Cask is required for the transfer of spent nuclear fuel. Cask is consisted with flange, shell and bottom part. Generally, the diameter of the cask is 2000 mm and height is over than 5000 mm. The shell, flange and base are generally separately manufactured and fabricated by welding them together. These each products are manufactured by hot forging process
Nowadays, monolithic forging of cask is required continuously. Body-base monolithic forging of cask is advantageous as an economical manufacturing process and better reliability for nuclear applications. Backward extrusion is the simplest method to make a body-base monolithic forging cask.

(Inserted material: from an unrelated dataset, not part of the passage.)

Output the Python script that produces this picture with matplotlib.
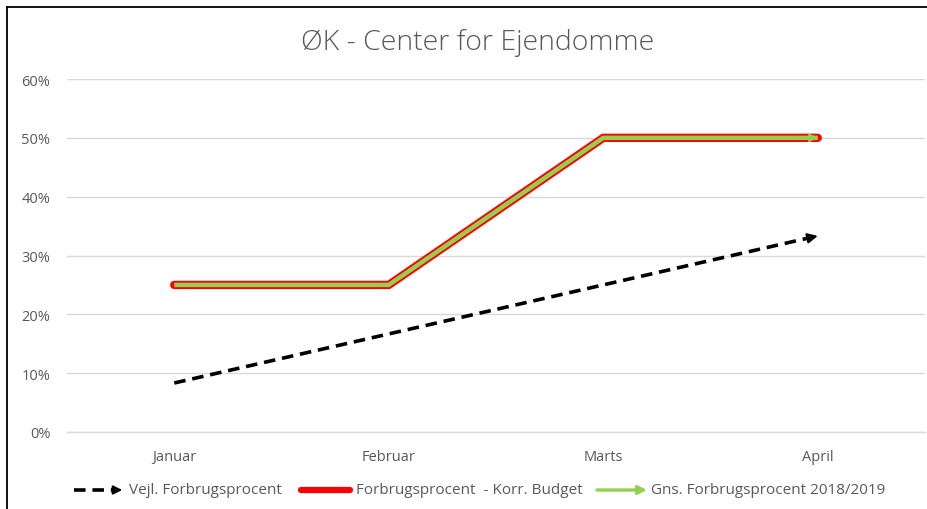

But, because of large size of the cask, forging load is higher than capacity of press of 12,000 tons.
Thus, we suggest piercing method is suggested and using two different type of performs. Squared and circular bar are used.
The important point of the piercing process is friction load supported by container. For the successful forming, the value of friction load should be larger than the compression load on bottom die.
Through the finite element analysis and parametric study of design variables , those are die angle, groove length and flange thickness, the optimal dimensions of preform and die sets are determined in order to develop a suitable forging process for body-base monolithic forging.
To verify the result of finite element analysis, the physical model of 1/30 scale of actual product using plasticine was carried out. The result of this experiment, deformed shapes were very similar to the finite element analysis
As a result of this work, the special piercing method was developed using blank material consisting of a flange, groove and squared part.